Pi is in the set of irrationals (the proof is elementary) thus that can never described as the ratio of rationals.
Name:
Anonymous2006-05-02 6:43
After 32 didgets (something like that) it becomes mathematically insegnificant. But 3.14... is only an approximate, the exact value is something like (14-square root of 2)/4. Usually you will use the exact value rather than messy approx. decimals.
Name:
Anonymous2006-05-02 7:10
>>35
you're an idiot or a physicist if you think the digits become insignificant after 32 digits.
Name:
Anonymous2006-05-02 7:28
sry it was 34 decimals (forgive me) it becomes insignificant, based on planck's constant. There is no need to go out further than that because the decimals mean pretty much nothing. For Physics 34 decimals is the furthest you go (unless you finds out observation has an effect on the expiriment, then it might go out further).
Although that wasn't my point, because 3.14... is an approx value for Pi, I already stated the exact value for Pi.
Name:
Anonymous2006-05-02 7:32
>>37
yeah right. lolol. try finding out the simple continued fraction representation of pi with just 34 decimals.
Name:
Anonymous2006-05-02 7:42
>>38
You don't use the decimal value! that's what I'm saying! Can you fucking read?
The approx value of Pi is mathematically insegnificant after 34 decimal placed that's what rounding is for buddy.
Use the exact value: (14-square root of 2)/4 <--- that is the exact value of Pi.
Name:
Anonymous2006-05-02 7:45
>>39
>>Use the exact value: (14-square root of 2)/4 <--- that is the exact value of Pi.
What the fuck are you on about. pi is transcendental and hence cannot be a quadratic surd. gtfo.
Name:
Anonymous2006-05-02 17:51
YOU DONT UNDERSTAND >>40
MATH DOESNT MATTER SO WE CAN REDEFINE PI TO WHAT THE FUCK WE FEEL LIKE IN PHYSICS.
Name:
Anonymous2006-05-06 22:15
The Alabama state legislature tried to redefine π to be exactly 3, because they thought irrational numbers were "ungodly" and harmful to the chillun'.
ONLY IN THE U.S.
Name:
Anonymous2006-05-07 0:13
>>41
Don't be a dumbass, precision is everything in physics. The more precise your experiments are, the closer to reality your theories are.
Name:
Anonymous2006-05-07 6:03
>>43
Newton failed his experiments, yet he won his theories
Name:
Anonymous2006-05-07 8:35
However, pi can be expressed as a continued fraction, or an infinitely nested radical.

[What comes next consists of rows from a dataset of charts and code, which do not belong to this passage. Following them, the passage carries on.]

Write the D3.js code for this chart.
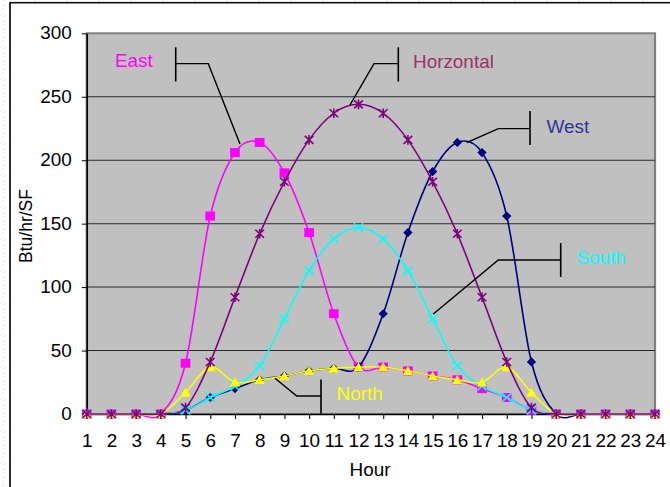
<!DOCTYPE html>
<html>
<head>
<meta charset="utf-8">
<script src="https://cdn.jsdelivr.net/npm/d3@7"></script>
<style>
  html, body { margin: 0; padding: 0; background: #fff; overflow: hidden; }
  svg { display: block; }
</style>
</head>
<body>
<svg id="chart"></svg>
<script>
// Hourly solar heat gain through glazing, by orientation (Btu/hr/SF)
const hours = [1, 2, 3, 4, 5, 6, 7, 8, 9, 10, 11, 12, 13, 14, 15, 16, 17, 18, 19, 20, 21, 22, 23, 24];
const yTicks = [0, 50, 100, 150, 200, 250, 300];

const east       = [0, 0, 0, 0, 40, 156, 206, 214, 190, 143, 79, 37, 37, 34, 30, 27, 20, 13, 3, 0, 0, 0, 0, 0];
const west       = [0, 0, 0, 0, 3, 13, 20, 27, 30, 34, 36, 37, 79, 143, 191, 214, 206, 156, 41, 0, 0, 0, 0, 0];
const south      = [0, 0, 0, 0, 3, 13, 22, 38, 75, 113, 138, 147, 138, 113, 75, 38, 22, 13, 3, 0, 0, 0, 0, 0];
const north      = [0, 0, 0, 0, 17, 37, 25, 27, 30, 34, 36, 37, 37, 34, 30, 27, 25, 37, 17, 0, 0, 0, 0, 0];
const horizontal = [0, 0, 0, 0, 5, 41, 92, 142, 183, 216, 237, 244, 237, 216, 183, 142, 92, 41, 5, 0, 0, 0, 0, 0];

const W = 670, H = 487;
const SX = 1.08;                 // horizontal stretch of the whole drawing
const px = v => v / SX;          // page x (pixels) -> drawing units
const FONT = "'Liberation Sans', Arial, Helvetica, sans-serif";
const FS = 17.5;

const plot = { left: 86.7, right: 655, top: 33.3, bottom: 414 };

const svg = d3.select("#chart")
  .attr("width", W).attr("height", H)
  .attr("viewBox", `0 0 ${W / SX} ${H}`)
  .attr("preserveAspectRatio", "none");

// slide background with faint dashed guide grid
const defs = svg.append("defs");
const pat = defs.append("pattern").attr("id", "bgGrid")
  .attr("patternUnits", "userSpaceOnUse")
  .attr("width", px(32)).attr("height", 32);
pat.append("rect").attr("width", px(32)).attr("height", 32).attr("fill", "#fff");
pat.append("line").attr("x1", px(3)).attr("x2", px(3)).attr("y1", 0).attr("y2", 32)
  .attr("stroke", "#dfe6f4").attr("stroke-width", 1).attr("stroke-dasharray", "2,2");
pat.append("line").attr("x1", 0).attr("x2", px(32)).attr("y1", 15).attr("y2", 15)
  .attr("stroke", "#dfe6f4").attr("stroke-width", 1).attr("stroke-dasharray", "2,2");
svg.append("rect").attr("width", W / SX).attr("height", H).attr("fill", "url(#bgGrid)");

// chart frame
svg.append("rect")
  .attr("x", px(10)).attr("y", 2.7)
  .attr("width", px(700)).attr("height", 600)
  .attr("fill", "#fff").attr("stroke", "#111").attr("stroke-width", 1.6);

const x = d3.scalePoint().domain(hours).range([px(plot.left), px(plot.right)]);
const y = d3.scaleLinear().domain([0, 300]).range([plot.bottom, plot.top]);

// plot area
svg.append("rect")
  .attr("x", px(plot.left)).attr("y", plot.top)
  .attr("width", px(plot.right - plot.left)).attr("height", plot.bottom - plot.top)
  .attr("fill", "#c0c0c0").attr("stroke", "#808080").attr("stroke-width", 2);

// gridlines
svg.append("g").selectAll("line")
  .data(yTicks.filter(v => v > 0 && v < 300))
  .join("line")
  .attr("x1", px(plot.left)).attr("x2", px(plot.right))
  .attr("y1", d => y(d)).attr("y2", d => y(d))
  .attr("stroke", "#2a2a2a").attr("stroke-width", 1);

// axes
const yAxis = svg.append("g")
  .attr("transform", `translate(${px(plot.left)},0)`)
  .call(d3.axisLeft(y).tickValues(yTicks).tickSize(px(5)).tickPadding(px(10)).tickSizeOuter(0));
const xAxis = svg.append("g")
  .attr("transform", `translate(0,${plot.bottom})`)
  .call(d3.axisBottom(x).tickSize(5).tickPadding(16).tickSizeOuter(0));

[yAxis, xAxis].forEach(g => {
  g.select(".domain").attr("stroke", "#000").attr("stroke-width", 1.5);
  g.selectAll(".tick line").attr("stroke", "#000").attr("stroke-width", 1);
  g.selectAll(".tick text")
    .attr("fill", "#000")
    .style("font-family", FONT).style("font-size", FS + "px");
});

// axis titles
svg.append("text")
  .attr("x", px(370)).attr("y", 476.5)
  .attr("text-anchor", "middle")
  .style("font-family", FONT).style("font-size", FS + "px")
  .text("Hour");
svg.append("text")
  .attr("transform", `translate(${px(31.5)},226) rotate(-90)`)
  .attr("text-anchor", "middle")
  .style("font-family", FONT).style("font-size", FS + "px")
  .text("Btu/hr/SF");

// marker shapes
const markers = {
  square: g => g.append("rect").attr("x", -4.5).attr("y", -4.5).attr("width", 9).attr("height", 9),
  diamond: g => g.append("path").attr("d", "M0,-4.6L4.3,0L0,4.6L-4.3,0Z"),
  triangle: g => g.append("path").attr("d", "M0,-4.8L4.8,4.2L-4.8,4.2Z"),
  star: g => g.append("path").attr("d", "M-4,-4L4,4M-4,4L4,-4M0,-4.8L0,4.8").attr("fill", "none"),
  cross: g => g.append("path").attr("d", "M-4.3,-4.3L4.3,4.3M-4.3,4.3L4.3,-4.3").attr("fill", "none")
};

const series = [
  { name: "East",       values: east,       color: "#ff00ff", marker: "square" },
  { name: "West",       values: west,       color: "#000080", marker: "diamond" },
  { name: "South",      values: south,      color: "#00ffff", marker: "cross" },
  { name: "North",      values: north,      color: "#ffff00", marker: "triangle" },
  { name: "Horizontal", values: horizontal, color: "#800080", marker: "star" }
];

const line = d3.line()
  .x((d, i) => x(hours[i]))
  .y(d => y(d))
  .curve(d3.curveCardinal.tension(0));

series.forEach(s => {
  const g = svg.append("g").attr("class", "series");
  g.append("path")
    .attr("d", line(s.values))
    .attr("fill", "none").attr("stroke", s.color).attr("stroke-width", 1.5);
  g.selectAll("g.mk")
    .data(s.values)
    .join("g")
    .attr("class", "mk")
    .attr("transform", (d, i) => `translate(${x(hours[i])},${y(d)})`)
    .each(function () {
      const shape = markers[s.marker](d3.select(this));
      if (s.marker === "star" || s.marker === "cross") {
        shape.attr("stroke", s.color).attr("stroke-width", 1.5);
      } else {
        shape.attr("fill", s.color);
      }
    });
});

// callout labels: text, bracket bar and leader line to the curve
const callouts = [
  { text: "East",      color: "#ff00ff", tx: 115,   ty: 67.5, bar: 175.7, y0: 47.3,  y1: 81.5, knee: [208.3, 63.7],  tip: [240, 144] },
  { text: "Horzontal", color: "#993366", tx: 413,   ty: 68,   bar: 398.3, y0: 47.3,  y1: 81.5, knee: [374, 63.7],    tip: [350, 105] },
  { text: "West",      color: "#333399", tx: 546.5, ty: 133,  bar: 530,   y0: 111,   y1: 145,  knee: [498.3, 128.7], tip: [466.7, 142.7] },
  { text: "South",     color: "#00ffff", tx: 576.5, ty: 264,  bar: 560.7, y0: 243,   y1: 277,  knee: [498.3, 260],   tip: [433.3, 314] },
  { text: "North",     color: "#ffff00", tx: 336.5, ty: 400,  bar: 321,   y0: 379.5, y1: 413.5, knee: [296.7, 396],  tip: [275, 378.3] }
];

const cg = svg.append("g");
callouts.forEach(c => {
  cg.append("line")
    .attr("x1", px(c.bar)).attr("x2", px(c.bar))
    .attr("y1", c.y0).attr("y2", c.y1)
    .attr("stroke", "#000").attr("stroke-width", 1.5);
  cg.append("path")
    .attr("d", `M${px(c.bar)},${c.knee[1]}L${px(c.knee[0])},${c.knee[1]}L${px(c.tip[0])},${c.tip[1]}`)
    .attr("fill", "none").attr("stroke", "#000").attr("stroke-width", 1.3);
  cg.append("text")
    .attr("x", px(c.tx)).attr("y", c.ty)
    .attr("fill", c.color)
    .style("font-family", FONT).style("font-size", FS + "px")
    .text(c.text);
});
</script>
</body>
</html>
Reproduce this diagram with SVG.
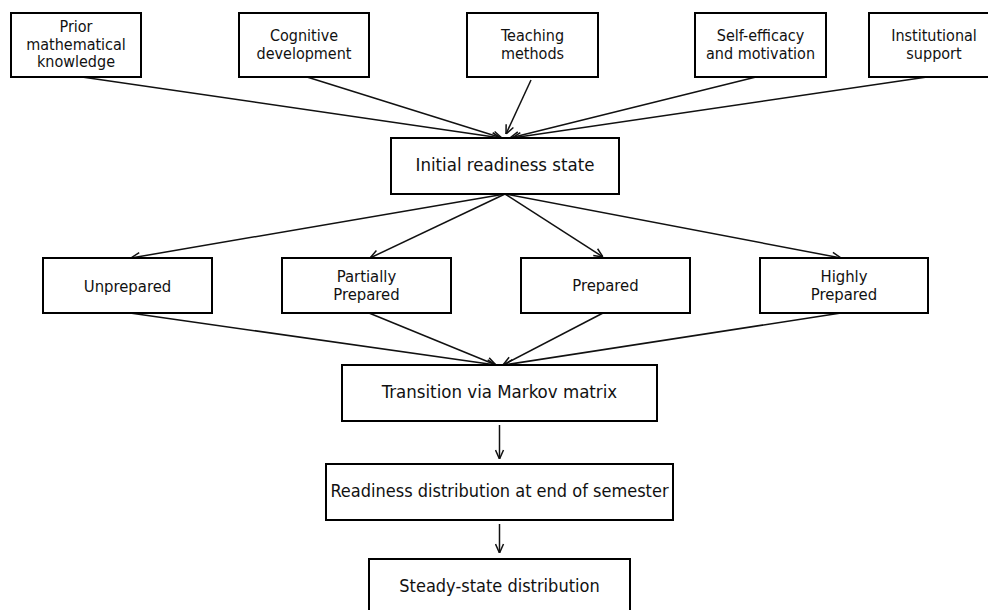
<svg xmlns="http://www.w3.org/2000/svg" width="988" height="610" viewBox="0 0 988 610">
<defs>
<style>
.box{fill:#fff;stroke:#000;stroke-width:2}
text{font-family:"DejaVu Sans Condensed","DejaVu Sans",sans-serif;fill:#111;text-anchor:middle}
.s{font-size:16px}
.m{font-size:16.5px}
.l{font-size:18px}
.xl{font-size:18.5px}
.c{fill:none;stroke:#111;stroke-width:1.5}
</style>
<marker id="ah" viewBox="0 0 10 10" refX="10" refY="5" markerWidth="10" markerHeight="10" markerUnits="userSpaceOnUse" orient="auto">
<path d="M1,1 L10,5 L1,9" fill="none" stroke="#111" stroke-width="1.5"/>
</marker>
</defs>
<rect width="988" height="610" fill="#fff"/>
<g id="connectors">
<line class="c" marker-end="url(#ah)" x1="82" y1="77" x2="501" y2="138"/>
<line class="c" marker-end="url(#ah)" x1="307" y1="77" x2="502" y2="138"/>
<line class="c" marker-end="url(#ah)" x1="531" y1="80" x2="506" y2="134"/>
<line class="c" marker-end="url(#ah)" x1="756" y1="77" x2="510" y2="138"/>
<line class="c" marker-end="url(#ah)" x1="927" y1="77" x2="512" y2="138"/>
<line class="c" marker-end="url(#ah)" x1="505" y1="194" x2="131" y2="258"/>
<line class="c" marker-end="url(#ah)" x1="505" y1="194" x2="370" y2="258"/>
<line class="c" marker-end="url(#ah)" x1="505" y1="194" x2="603" y2="257"/>
<line class="c" marker-end="url(#ah)" x1="505" y1="194" x2="841" y2="258"/>
<line class="c" marker-end="url(#ah)" x1="130" y1="313" x2="496" y2="365"/>
<line class="c" marker-end="url(#ah)" x1="369" y1="313" x2="496" y2="365"/>
<line class="c" marker-end="url(#ah)" x1="603" y1="313" x2="503" y2="365"/>
<line class="c" marker-end="url(#ah)" x1="841" y1="313" x2="504" y2="365"/>
<line class="c" marker-end="url(#ah)" x1="499.5" y1="425" x2="499.5" y2="459"/>
<line class="c" marker-end="url(#ah)" x1="499.5" y1="524" x2="499.5" y2="553"/>
</g>
<g id="prior"><rect class="box" x="11" y="13" width="130" height="64"/><text class="s" x="76" y="32">Prior</text><text class="s" x="76" y="49.5">mathematical</text><text class="s" x="76" y="67">knowledge</text></g>
<g id="cognitive"><rect class="box" x="239" y="13" width="130" height="64"/><text class="s" x="304" y="41">Cognitive</text><text class="s" x="304" y="58.5">development</text></g>
<g id="teaching"><rect class="box" x="467" y="13" width="131" height="64"/><text class="s" x="532.5" y="41">Teaching</text><text class="s" x="532.5" y="58.5">methods</text></g>
<g id="selfefficacy"><rect class="box" x="695" y="13" width="131" height="64"/><text class="s" x="760.5" y="41">Self-efficacy</text><text class="s" x="760.5" y="58.5">and motivation</text></g>
<g id="institutional"><rect class="box" x="869" y="13" width="131" height="64"/><text class="s" x="934" y="41">Institutional</text><text class="s" x="934" y="58.5">support</text></g>
<g id="initial"><rect class="box" x="391" y="138" width="228" height="56"/><text class="xl" x="505" y="171">Initial readiness state</text></g>
<g id="unprepared"><rect class="box" x="43" y="258" width="169" height="55"/><text class="m" x="127.5" y="291.5">Unprepared</text></g>
<g id="partially"><rect class="box" x="282" y="258" width="169" height="55"/><text class="m" x="366.5" y="281.5">Partially</text><text class="m" x="366.5" y="300">Prepared</text></g>
<g id="prepared"><rect class="box" x="521" y="258" width="169" height="55"/><text class="m" x="605.5" y="291">Prepared</text></g>
<g id="highly"><rect class="box" x="760" y="258" width="168" height="55"/><text class="m" x="844" y="281.5">Highly</text><text class="m" x="844" y="300">Prepared</text></g>
<g id="transition"><rect class="box" x="342" y="365" width="315" height="56"/><text class="xl" x="499.5" y="398">Transition via Markov matrix</text></g>
<g id="readiness"><rect class="box" x="326" y="464" width="347" height="56"/><text class="l" x="499.5" y="496.5">Readiness distribution at end of semester</text></g>
<g id="steady"><rect class="box" x="369" y="559" width="261" height="56"/><text class="l" x="499.5" y="592">Steady-state distribution</text></g>
</svg>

zomg, anything can be expressed as a continued fraction.
Name:
Anonymous2006-05-08 2:42
This is such a retarded question. Pi is a number, that's all there is to it. A static, normal number. The only reason one might view it as "continuing" in some way is because of the way we write it. It's just as "infinite" as the number 5.
Name:
Anonymous2006-05-08 3:34
>>47
Not true. Pi has infinite decimals in any base because it's an irrational number and as such it cannot be expressed as an integer or a periodic decimal in any base, lol.
zomg. everything can be written as a simple continued fraction. the continued fraction algorithm guarantees that for rationals you get a finite expansion. for irrationals you get infinite expansion. In the finite case expansions with the last term greater than 1 are unique. in the infinite case any two distinct continued fractions have different values. how do i know this? I am doing my 3rd year uni maths project on simple continued fractions.
Name:
Anonymous2006-05-08 23:11
>>51
Then explain how Douglas Adams was able to write jokes in base 13, or the Babylonians to count in base 60. You can have a radix in terms of any integer.
Hence there is no base pi, although if there were π would equal 10.
Name:
Anonymous2006-05-09 5:17 (sage)
>>51
GTFO you can arbitrarily choose any base you wish. Those you mentioned are used more frequently because they are convenient to use.
Name:
Anonymous2006-05-09 10:17
>>53 Hence there is no base pi, although if there were π would equal 10.
That you are able to make such an observation should tell you that you can indeed extend the concept of bases to non-integers.
123 in base π would be 1*π^2+2*π^1+3*π^0, or π^2+2π+3. Though you run into problems with selecting allowed digits.
Sorry, I just realised someone else had already said that back around >>17.. And that it would be 10 base pi... But I argue it is possible to write in base pi
Name:
Astantia2006-05-13 10:49
Base pi could not be rationally used to depict other numbers though, just instances of pi.
Amazingly enough, in most basic mathematics, we use something similar. Most equations dealing with pi will be written:
1pi, 2pi, pi^2 etc.
Beyond counting pi, it really has no uses, because the calculation to configure any number into the base would have to utilize a formula with 'pi' in it.
Base Pi... lol.
Name:
Anonymous2006-05-16 15:38
"Yeah they do, as much as negative numbers exist. I mean shit, just cause you can't find infinity on the earth, just like you can't find negative pie, doesn't mean it doesn't exist. Do negative numbers exist then? I guess not..."
*shudders* 4chan is a scary place...
Arts students should stay out of /sci/.
Name:
Anonymous2006-05-16 21:35
I know the last digit of pi. It's 3. Proove me wrong.